TEN days to the budget and with few final decisions made by the cabinet at this point, it's not an exaggeration to say that ministers probably have to sign off on around €300m a day in cutbacks and savings between now and 9 December.


Sadly, it will be simply impossible to achieve €4bn in savings without tackling the social-welfare budget, which accounts for over a third of all government spending.


The word from government is that around €1bn has to come off social welfare spending and that means tough decisions have to be made in the coming days.


The most obvious target for savings should be from child benefit, which costs an eye-watering €2.5bn a year. It is one of the few social welfare payments (the old age pension is another) that is universal and is not specifically targeted at those who are least well-off.


Every mother with a child gets the same level of payment regardless of her income. In a state that is borrowing around €400m a week, it is a statement of the obvious that this is unsustainable.


Yet all the indications are that, while child benefit will be reduced, the government is shying away from the kind of €500m reduction that had been widely anticipated in the upcoming budget.


The figure now being mooted in government circles is less than half that amount. The reason for that, presumably, is down to the fear of a public backlash against moves to reduce child benefit.


But if the government does opt for a cut of around 9%-10% in spending on child benefit, rather than 20%, it will have to find the additional €250m-plus elsewhere in the social welfare budget and that money is going to have to come from much more marginalised (although less politically influential) groups.


The level of middle-class hostility to moves to reduce child benefit is extraordinary. A text to a radio show from one familiy with a household income of €100,000 declaring that they could not manage if child benefit was reduced suggests that public expectations are still far removed from the new economic realities we're a facing as a state running a massive budget deficit.


Nobody likes having to take a cut in income but those groups forcibly arguing against a reduction in child benefit must not be let away without answering the €1bn question. If child benefit is not to be cut, where are the savings in the social-welfare budget to come from? Cuts in basic rates of social welfare? Cuts in the old-age pension? Cuts in the carers' allowance or disability allowance?


And hogwash that there are alternative ways of making savings without touching social welfare – which accounts for 34% of all current spending. That should not be allowed go unchallenged either.
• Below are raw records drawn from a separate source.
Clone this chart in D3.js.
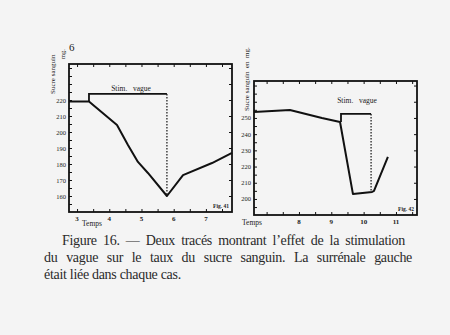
<!DOCTYPE html>
<html>
<head>
<meta charset="utf-8">
<script src="https://cdn.jsdelivr.net/npm/d3@7"></script>
<style>
  html, body { margin: 0; padding: 0; background: #f4f4f4; }
  svg { display: block; }
  .cap { font-family: "Liberation Serif", "Times New Roman", serif; font-size: 14px; letter-spacing: -0.3px; fill: #2a2a2a; }
  .sm { font-family: "Liberation Serif", "Times New Roman", serif; fill: #222; }
</style>
</head>
<body>
<svg id="chart" width="450" height="335"></svg>
<script>
// Left tracing (hours, mg of sugar)
const leftTime  = [2.75, 3.37, 4.24, 4.58, 4.89, 5.2, 5.79, 6.29, 7.19, 7.81];
const leftSugar = [219, 219, 204.4, 191.9, 181.3, 174.4, 160, 173, 180.6, 186.9];
const leftTicksX = [3, 4, 5, 6, 7];
const leftTicksY = [220, 210, 200, 190, 180, 170, 160];
const leftStim = [3.37, 5.79];
const leftStimTop = 223.8;

// Right tracing
const rightTime  = [6.61, 7.72, 8.71, 9.27, 9.67, 10.26, 10.32, 10.75];
const rightSugar = [253.7, 254.9, 250, 247.5, 203, 204.3, 205, 226];
const rightTicksX = [8, 9, 10, 11];
const rightTicksY = [250, 240, 230, 220, 210, 200];
const rightStim = [9.3, 10.23];
const rightStimTop = 252.5;

const captionLines = [
  "Figure 16. \u2014 Deux trac\u00e9s montrant l\u2019effet de la stimulation",
  "du vague sur le taux du sucre sanguin. La surr\u00e9nale gauche",
  "\u00e9tait li\u00e9e dans chaque cas."
];

const svg = d3.select("#chart");

function panel(cfg) {
  const x = d3.scaleLinear().domain(cfg.xDomain).range(cfg.xRange);
  const y = d3.scaleLinear().domain(cfg.yDomain).range(cfg.yRange);
  const g = svg.append("g");
  const [x0, x1] = cfg.xRange, [y0, y1] = cfg.yRange; // y0 bottom, y1 top

  // frame
  g.append("rect").attr("x", x0).attr("y", y1).attr("width", x1 - x0).attr("height", y0 - y1)
    .attr("fill", "none").attr("stroke", "#111").attr("stroke-width", 1.8);

  // y axis with inward ticks
  const yAxis = d3.axisRight(y).tickValues(d3.range(cfg.yDomain[0] + 5 - cfg.yDomain[0] % 5, cfg.yDomain[1], 5))
    .tickSize(3).tickFormat("");
  g.append("g").attr("transform", `translate(${x0},0)`).call(yAxis)
    .call(s => s.select(".domain").remove())
    .selectAll("line").attr("stroke", "#111");
  // right side small ticks
  g.append("g").attr("transform", `translate(${x1},0)`)
    .call(d3.axisLeft(y).tickValues(d3.range(cfg.yDomain[0] + 10 - cfg.yDomain[0] % 10, cfg.yDomain[1], 10)).tickSize(3).tickFormat(""))
    .call(s => s.select(".domain").remove())
    .selectAll("line").attr("stroke", "#111");
  // tick labels on y
  g.selectAll(".yl").data(cfg.yTicks).join("text")
    .attr("class", "sm").attr("x", x0 - 3).attr("y", d => y(d) + 2.5)
    .attr("text-anchor", "end").attr("font-size", 6.5).text(d => d);

  // x axis with inward ticks
  g.append("g").attr("transform", `translate(0,${y0})`)
    .call(d3.axisTop(x).tickValues(d3.range(Math.ceil(cfg.xDomain[0] * 2) / 2, cfg.xDomain[1], 0.5)).tickSize(3).tickFormat(""))
    .call(s => s.select(".domain").remove())
    .selectAll("line").attr("stroke", "#111");
  g.append("g").attr("transform", `translate(0,${y1})`)
    .call(d3.axisBottom(x).tickValues(d3.range(Math.ceil(cfg.xDomain[0] * 2) / 2, cfg.xDomain[1], 0.5)).tickSize(3).tickFormat(""))
    .call(s => s.select(".domain").remove())
    .selectAll("line").attr("stroke", "#111");
  g.selectAll(".xl").data(cfg.xTicks).join("text")
    .attr("class", "sm").attr("x", d => x(d)).attr("y", y0 + 9)
    .attr("text-anchor", "middle").attr("font-size", 7).attr("font-weight", "bold").text(d => d);

  // sugar tracing
  const line = d3.line().x(d => x(d[0])).y(d => y(d[1]));
  g.append("path").datum(d3.zip(cfg.time, cfg.sugar)).attr("d", line)
    .attr("fill", "none").attr("stroke", "#111").attr("stroke-width", 2).attr("stroke-linejoin", "round");

  // stimulation bracket
  const startY = y(d3.zip(cfg.time, cfg.sugar).reduce((a, b) =>
    Math.abs(b[0] - cfg.stim[0]) < Math.abs(a[0] - cfg.stim[0]) ? b : a)[1]);
  g.append("path")
    .attr("d", `M${x(cfg.stim[0])},${startY}V${y(cfg.stimTop)}H${x(cfg.stim[1])}`)
    .attr("fill", "none").attr("stroke", "#111").attr("stroke-width", 1.8);
  const endIdx = d3.minIndex(cfg.time, t => Math.abs(t - cfg.stim[1]));
  g.append("line").attr("x1", x(cfg.stim[1])).attr("x2", x(cfg.stim[1]))
    .attr("y1", y(cfg.stimTop)).attr("y2", y(cfg.sugar[endIdx]))
    .attr("stroke", "#111").attr("stroke-width", 1.2).attr("stroke-dasharray", "1.5,1.5");
  g.append("text").attr("class", "sm").attr("x", cfg.stimLabel[0]).attr("y", cfg.stimLabel[1])
    .attr("text-anchor", "middle").attr("font-size", 7.5).attr("xml:space", "preserve").text("Stim.   vague");

  // plate number
  g.append("text").attr("class", "sm").attr("x", x1 - 3).attr("y", y0 - 4)
    .attr("text-anchor", "end").attr("font-size", 5.5).attr("font-weight", "bold").text(cfg.plate);

  // axis titles
  g.append("text").attr("class", "sm").attr("x", cfg.tempsPos[0]).attr("y", cfg.tempsPos[1])
    .attr("font-size", 7.5).text("Temps");
  g.append("text").attr("class", "sm")
    .attr("transform", `translate(${cfg.yTitlePos[0]},${cfg.yTitlePos[1]}) rotate(-90)`)
    .attr("font-size", 7).attr("xml:space", "preserve").text(cfg.yTitle);
  return g;
}

panel({
  xDomain: [2.75, 7.81], xRange: [69, 232],
  yDomain: [150, 242.5], yRange: [212, 64],
  time: leftTime, sugar: leftSugar, xTicks: leftTicksX, yTicks: leftTicksY,
  stim: leftStim, stimTop: leftStimTop, stimLabel: [131, 91],
  plate: "Fig. 41", tempsPos: [82, 226], yTitlePos: [55, 94],
  yTitle: "Sucre sanguin"
});
svg.append("text").attr("class", "sm").attr("transform", "translate(65,59) rotate(-90)")
  .attr("font-size", 6.5).text("mg.");
svg.append("text").attr("class", "sm").attr("x", 69).attr("y", 51)
  .attr("font-size", 11).text("6");

panel({
  xDomain: [6.61, 11.65], xRange: [254, 417],
  yDomain: [190.1, 272.8], yRange: [215, 81],
  time: rightTime, sugar: rightSugar, xTicks: rightTicksX, yTicks: rightTicksY,
  stim: rightStim, stimTop: rightStimTop, stimLabel: [357, 103],
  plate: "Fig. 42", tempsPos: [242, 225], yTitlePos: [249, 111],
  yTitle: "Sucre sanguin  en  mg."
});

// caption: first line indented, first two lines justified through word spacing
const capStart = [62, 44, 44];
const capEnd = [405, 412, null];
const cap = svg.append("g");
cap.selectAll("text").data(captionLines).join("text")
  .attr("class", "cap")
  .attr("x", (d, i) => capStart[i])
  .attr("y", (d, i) => 245 + i * 17)
  .text(d => d)
  .each(function (d, i) {
    if (capEnd[i] == null) return;
    const natural = this.getComputedTextLength();
    const gaps = d.split(" ").length - 1;
    const extra = (capEnd[i] - capStart[i] - natural) / gaps;
    d3.select(this).style("word-spacing", extra + "px");
  });
</script>
</body>
</html>
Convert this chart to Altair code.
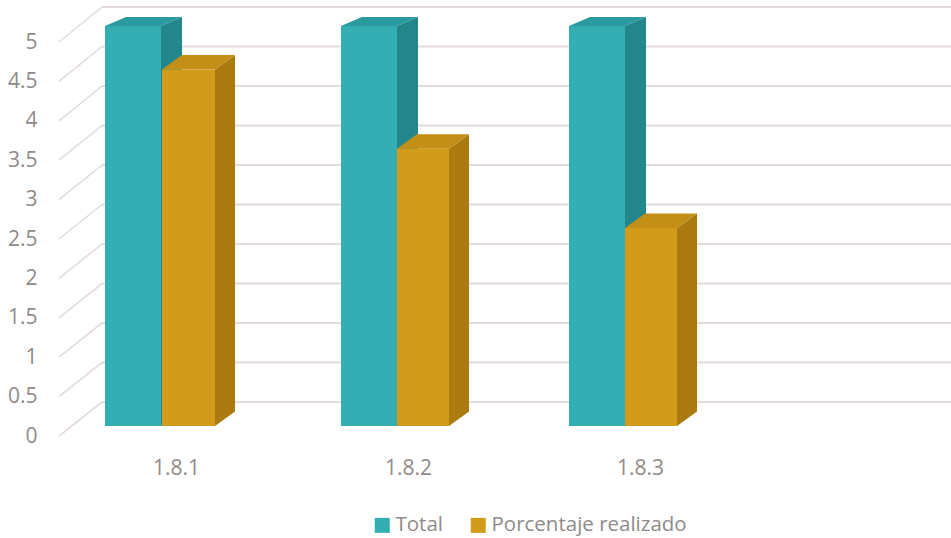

I would be one of the people affected by any cut in child benefit. I have three children so I currently get €6,420 a year tax-free. Before the changes to the early childcare supplement, I was also getting an additional €3,300-plus a year, meaning my family was receiving close to €10,000 a year from the state (or the equivalent of a €20,000 increase in pay, when tax is taken into account).


Even when the state was awash with money, it struck me as questionable that my family was in receipt of this largesse.


We are not particularly well-off. There is only one wage-earner in the house in recent years and without disclosing my exact earnings from journalism, I would be a fair way off Green TD Mary White's definition of wealthy, which she said was those earning €100,000 a year. Against that, it is only fair to also disclose that we do not have a big mortgage or a big car loan.


I would, of course, love to earn more (who wouldn't?) and, to my discredit, I wasn't going to turn down the child-benefit money. But I would be lying if I said this child benefit money was essential for us.


It came in very handy at times as it accumulated in the post office. But it was mainly used to finance activities such as holidays or home improvements that really isn't the state's job to fund.


Of course I'm not saying that is the case for everybody who also happens to earn a decent salary. I accept that mortgage repayments can seriously skew the picture. But I would venture to suggest that my situation is not a unique one and that it is simply not sustainable or affordable for the state to continue in this way.


If we are serious about social equity and about continuing to tackle poverty despite reduced resources, then reform of the current universal child benefit system is essential.


It is crucial, for reasons of child poverty, that the least well-off continue to receive the same rate of child benefit, but we simply cannot afford that to be the case for those higher up the scale. Whether it is done by taxation or by means testing, the child-benefit budget needs to come down by at least 20% (which would still be far ahead of what it was a decade ago).


It mightn't be politically palatable to do so, but the alternative is socially unpalatable and manifestly unjust. Which is more important?